━━ Data segment ━━

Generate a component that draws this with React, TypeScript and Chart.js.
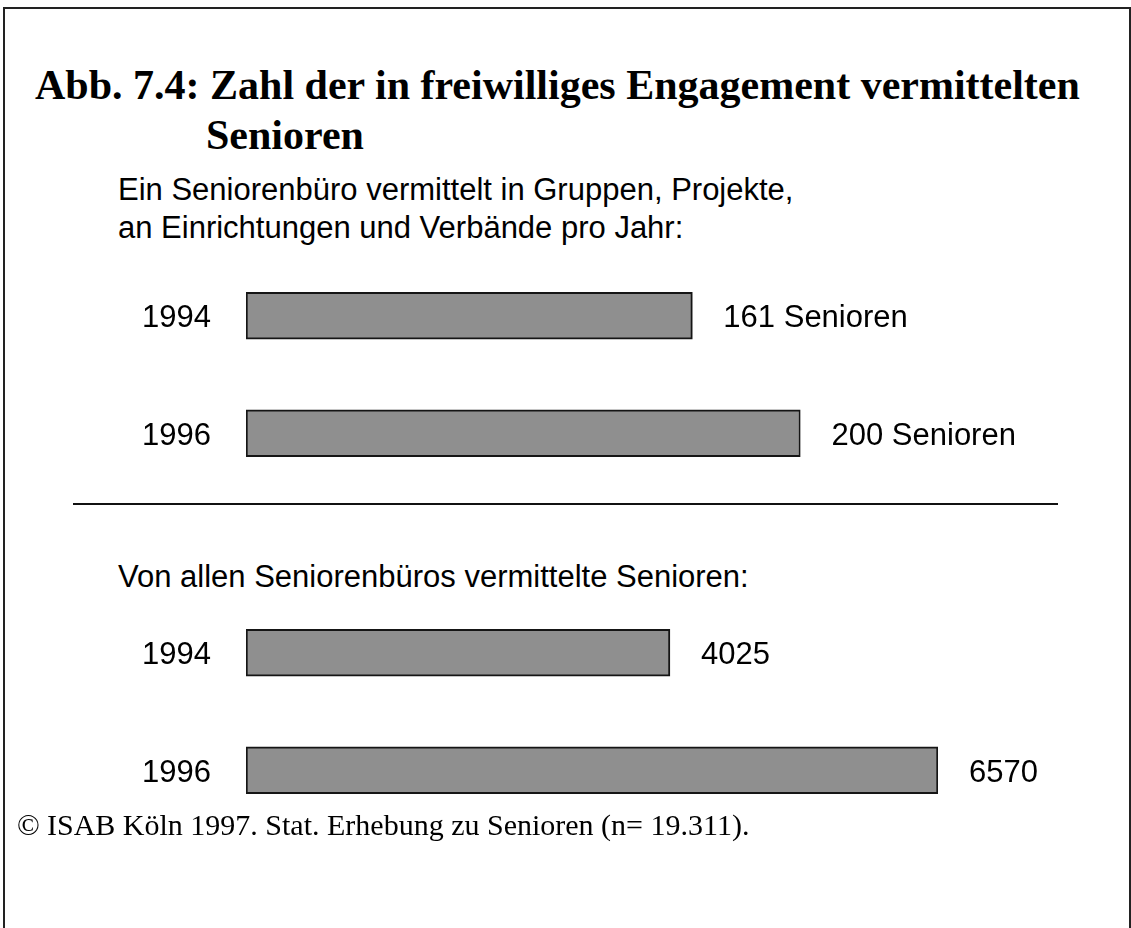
import React, { useEffect, useRef } from "react";
import { Chart, registerables } from "chart.js";

Chart.register(...registerables);

// ---- data ----
const years = ["1994", "1996"];
const perBureauValues = [161, 200];
const allBureausValues = [4025, 6570];
const perBureauSuffix = " Senioren";
const allBureausSuffix = "";

const titleLine1 = "Abb. 7.4: Zahl der in freiwilliges Engagement vermittelten";
const titleLine2 = "Senioren";
const subtitleLines = [
  "Ein Seniorenbüro vermittelt in Gruppen, Projekte,",
  "an Einrichtungen und Verbände pro Jahr:",
];
const section2Heading = "Von allen Seniorenbüros vermittelte Senioren:";
const footerMark = "©";
const footerText = "ISAB Köln 1997. Stat. Erhebung zu Senioren (n= 19.311).";

const SANS = "'Liberation Sans', Arial, Helvetica, sans-serif";
const SERIF = "'Liberation Serif', 'Times New Roman', serif";
const W = 1131;

const valueLabels = {
  id: "valueLabels",
  afterDatasetsDraw(chart: any, _args: any, opts: any) {
    const ctx = chart.ctx;
    const meta = chart.getDatasetMeta(0);
    const data = chart.data.datasets[0].data;
    ctx.save();
    ctx.font = opts.font;
    ctx.fillStyle = "#000";
    ctx.textBaseline = "middle";
    ctx.textAlign = "left";
    meta.data.forEach((bar: any, i: number) => {
      ctx.fillText(String(data[i]) + opts.suffix, bar.x + opts.gap, bar.y + opts.dy);
    });
    ctx.restore();
  },
};

function BarBlock(props: {
  labels: string[];
  values: number[];
  suffix: string;
  areaTop: number;
  areaHeight: number;
  areaLeft: number;
  areaRight: number;
}) {
  const ref = useRef<HTMLCanvasElement | null>(null);
  const pad = 60;
  const h = Math.round(props.areaHeight + pad * 2);
  useEffect(() => {
    if (!ref.current) return;
    const chart = new Chart(ref.current, {
      type: "bar",
      data: {
        labels: props.labels,
        datasets: [
          {
            data: props.values,
            backgroundColor: "#8f8f8f",
            borderColor: "#151515",
            borderWidth: 2,
            borderSkipped: false,
            barThickness: 47,
          },
        ],
      },
      plugins: [valueLabels as any],
      options: {
        indexAxis: "y",
        responsive: false,
        animation: false,
        devicePixelRatio: 1,
        layout: {
          padding: { left: 0, top: pad, bottom: pad, right: W - props.areaRight },
        },
        scales: {
          x: {
            type: "linear",
            min: 0,
            max: Math.max(...props.values),
            display: false,
            grid: { display: false },
          },
          y: {
            type: "category",
            grid: { display: false, drawTicks: false },
            border: { display: false },
            ticks: {
              color: "#000",
              font: { family: SANS, size: 31 },
              padding: 35,
              labelOffset: 3,
            },
            afterFit: (scale: any) => {
              scale.width = props.areaLeft;
            },
          },
        },
        plugins: {
          legend: { display: false },
          tooltip: { enabled: false },
          title: { display: false },
          valueLabels: {
            font: `31px ${SANS}`,
            suffix: props.suffix,
            gap: 31,
            dy: 3,
          },
        } as any,
      },
    } as any);
    return () => chart.destroy();
  }, []);
  return (
    <canvas
      ref={ref}
      width={W}
      height={h}
      style={{ position: "absolute", left: 0, top: Math.round(props.areaTop - pad), width: W, height: h }}
    />
  );
}

const textBase: React.CSSProperties = {
  position: "absolute",
  whiteSpace: "nowrap",
  color: "#000",
  margin: 0,
};

export default function App() {
  return (
    <div
      style={{
        position: "absolute",
        left: 0,
        top: 0,
        width: W,
        height: 928,
        overflow: "hidden",
        background: "#fff",
      }}
    >
      <div
        style={{
          position: "absolute",
          left: 3,
          top: 7,
          width: W - 3,
          height: 1000,
          boxSizing: "border-box",
          borderLeft: "2px solid #222",
          borderTop: "2px solid #222",
          borderRight: "2px solid #222",
        }}
      />
      <div
        style={{
          ...textBase,
          left: 35,
          top: 60,
          font: `bold 42px/50px ${SERIF}`,
        }}
      >
        {titleLine1}
      </div>
      <div
        style={{
          ...textBase,
          left: 206,
          top: 110,
          font: `bold 42px/50px ${SERIF}`,
        }}
      >
        {titleLine2}
      </div>
      {subtitleLines.map((t, i) => (
        <div
          key={i}
          style={{
            ...textBase,
            left: 118,
            top: 171 + i * 38,
            font: `31px/38px ${SANS}`,
          }}
        >
          {t}
        </div>
      ))}
      <BarBlock
        labels={years}
        values={perBureauValues}
        suffix={perBureauSuffix}
        areaTop={256.6}
        areaHeight={235.2}
        areaLeft={246}
        areaRight={800.5}
      />
      <div
        style={{
          position: "absolute",
          left: 73,
          top: 503,
          width: 985,
          height: 2,
          background: "#111",
        }}
      />
      <div
        style={{
          ...textBase,
          left: 118,
          top: 558,
          font: `31px/38px ${SANS}`,
        }}
      >
        {section2Heading}
      </div>
      <BarBlock
        labels={years}
        values={allBureausValues}
        suffix={allBureausSuffix}
        areaTop={594.25}
        areaHeight={235}
        areaLeft={246}
        areaRight={938}
      />
      <div
        style={{
          ...textBase,
          left: 17,
          top: 808,
          font: `30px/34px ${SERIF}`,
        }}
      >
        {footerMark}
      </div>
      <div
        style={{
          ...textBase,
          left: 47,
          top: 808,
          font: `30px/34px ${SERIF}`,
        }}
      >
        {footerText}
      </div>
    </div>
  );
}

━━━

Write out the listing above again, exactly, but with no pictures in the copy.

### The reply
Generate a component that draws this with React, TypeScript and Chart.js.
import React, { useEffect, useRef } from "react";
import { Chart, registerables } from "chart.js";

Chart.register(...registerables);

// ---- data ----
const years = ["1994", "1996"];
const perBureauValues = [161, 200];
const allBureausValues = [4025, 6570];
const perBureauSuffix = " Senioren";
const allBureausSuffix = "";

const titleLine1 = "Abb. 7.4: Zahl der in freiwilliges Engagement vermittelten";
const titleLine2 = "Senioren";
const subtitleLines = [
  "Ein Seniorenbüro vermittelt in Gruppen, Projekte,",
  "an Einrichtungen und Verbände pro Jahr:",
];
const section2Heading = "Von allen Seniorenbüros vermittelte Senioren:";
const footerMark = "©";
const footerText = "ISAB Köln 1997. Stat. Erhebung zu Senioren (n= 19.311).";

const SANS = "'Liberation Sans', Arial, Helvetica, sans-serif";
const SERIF = "'Liberation Serif', 'Times New Roman', serif";
const W = 1131;

const valueLabels = {
  id: "valueLabels",
  afterDatasetsDraw(chart: any, _args: any, opts: any) {
    const ctx = chart.ctx;
    const meta = chart.getDatasetMeta(0);
    const data = chart.data.datasets[0].data;
    ctx.save();
    ctx.font = opts.font;
    ctx.fillStyle = "#000";
    ctx.textBaseline = "middle";
    ctx.textAlign = "left";
    meta.data.forEach((bar: any, i: number) => {
      ctx.fillText(String(data[i]) + opts.suffix, bar.x + opts.gap, bar.y + opts.dy);
    });
    ctx.restore();
  },
};

function BarBlock(props: {
  labels: string[];
  values: number[];
  suffix: string;
  areaTop: number;
  areaHeight: number;
  areaLeft: number;
  areaRight: number;
}) {
  const ref = useRef<HTMLCanvasElement | null>(null);
  const pad = 60;
  const h = Math.round(props.areaHeight + pad * 2);
  useEffect(() => {
    if (!ref.current) return;
    const chart = new Chart(ref.current, {
      type: "bar",
      data: {
        labels: props.labels,
        datasets: [
          {
            data: props.values,
            backgroundColor: "#8f8f8f",
            borderColor: "#151515",
            borderWidth: 2,
            borderSkipped: false,
            barThickness: 47,
          },
        ],
      },
      plugins: [valueLabels as any],
      options: {
        indexAxis: "y",
        responsive: false,
        animation: false,
        devicePixelRatio: 1,
        layout: {
          padding: { left: 0, top: pad, bottom: pad, right: W - props.areaRight },
        },
        scales: {
          x: {
            type: "linear",
            min: 0,
            max: Math.max(...props.values),
            display: false,
            grid: { display: false },
          },
          y: {
            type: "category",
            grid: { display: false, drawTicks: false },
            border: { display: false },
            ticks: {
              color: "#000",
              font: { family: SANS, size: 31 },
              padding: 35,
              labelOffset: 3,
            },
            afterFit: (scale: any) => {
              scale.width = props.areaLeft;
            },
          },
        },
        plugins: {
          legend: { display: false },
          tooltip: { enabled: false },
          title: { display: false },
          valueLabels: {
            font: `31px ${SANS}`,
            suffix: props.suffix,
            gap: 31,
            dy: 3,
          },
        } as any,
      },
    } as any);
    return () => chart.destroy();
  }, []);
  return (
    <canvas
      ref={ref}
      width={W}
      height={h}
      style={{ position: "absolute", left: 0, top: Math.round(props.areaTop - pad), width: W, height: h }}
    />
  );
}

const textBase: React.CSSProperties = {
  position: "absolute",
  whiteSpace: "nowrap",
  color: "#000",
  margin: 0,
};

export default function App() {
  return (
    <div
      style={{
        position: "absolute",
        left: 0,
        top: 0,
        width: W,
        height: 928,
        overflow: "hidden",
        background: "#fff",
      }}
    >
      <div
        style={{
          position: "absolute",
          left: 3,
          top: 7,
          width: W - 3,
          height: 1000,
          boxSizing: "border-box",
          borderLeft: "2px solid #222",
          borderTop: "2px solid #222",
          borderRight: "2px solid #222",
        }}
      />
      <div
        style={{
          ...textBase,
          left: 35,
          top: 60,
          font: `bold 42px/50px ${SERIF}`,
        }}
      >
        {titleLine1}
      </div>
      <div
        style={{
          ...textBase,
          left: 206,
          top: 110,
          font: `bold 42px/50px ${SERIF}`,
        }}
      >
        {titleLine2}
      </div>
      {subtitleLines.map((t, i) => (
        <div
          key={i}
          style={{
            ...textBase,
            left: 118,
            top: 171 + i * 38,
            font: `31px/38px ${SANS}`,
          }}
        >
          {t}
        </div>
      ))}
      <BarBlock
        labels={years}
        values={perBureauValues}
        suffix={perBureauSuffix}
        areaTop={256.6}
        areaHeight={235.2}
        areaLeft={246}
        areaRight={800.5}
      />
      <div
        style={{
          position: "absolute",
          left: 73,
          top: 503,
          width: 985,
          height: 2,
          background: "#111",
        }}
      />
      <div
        style={{
          ...textBase,
          left: 118,
          top: 558,
          font: `31px/38px ${SANS}`,
        }}
      >
        {section2Heading}
      </div>
      <BarBlock
        labels={years}
        values={allBureausValues}
        suffix={allBureausSuffix}
        areaTop={594.25}
        areaHeight={235}
        areaLeft={246}
        areaRight={938}
      />
      <div
        style={{
          ...textBase,
          left: 17,
          top: 808,
          font: `30px/34px ${SERIF}`,
        }}
      >
        {footerMark}
      </div>
      <div
        style={{
          ...textBase,
          left: 47,
          top: 808,
          font: `30px/34px ${SERIF}`,
        }}
      >
        {footerText}
      </div>
    </div>
  );
}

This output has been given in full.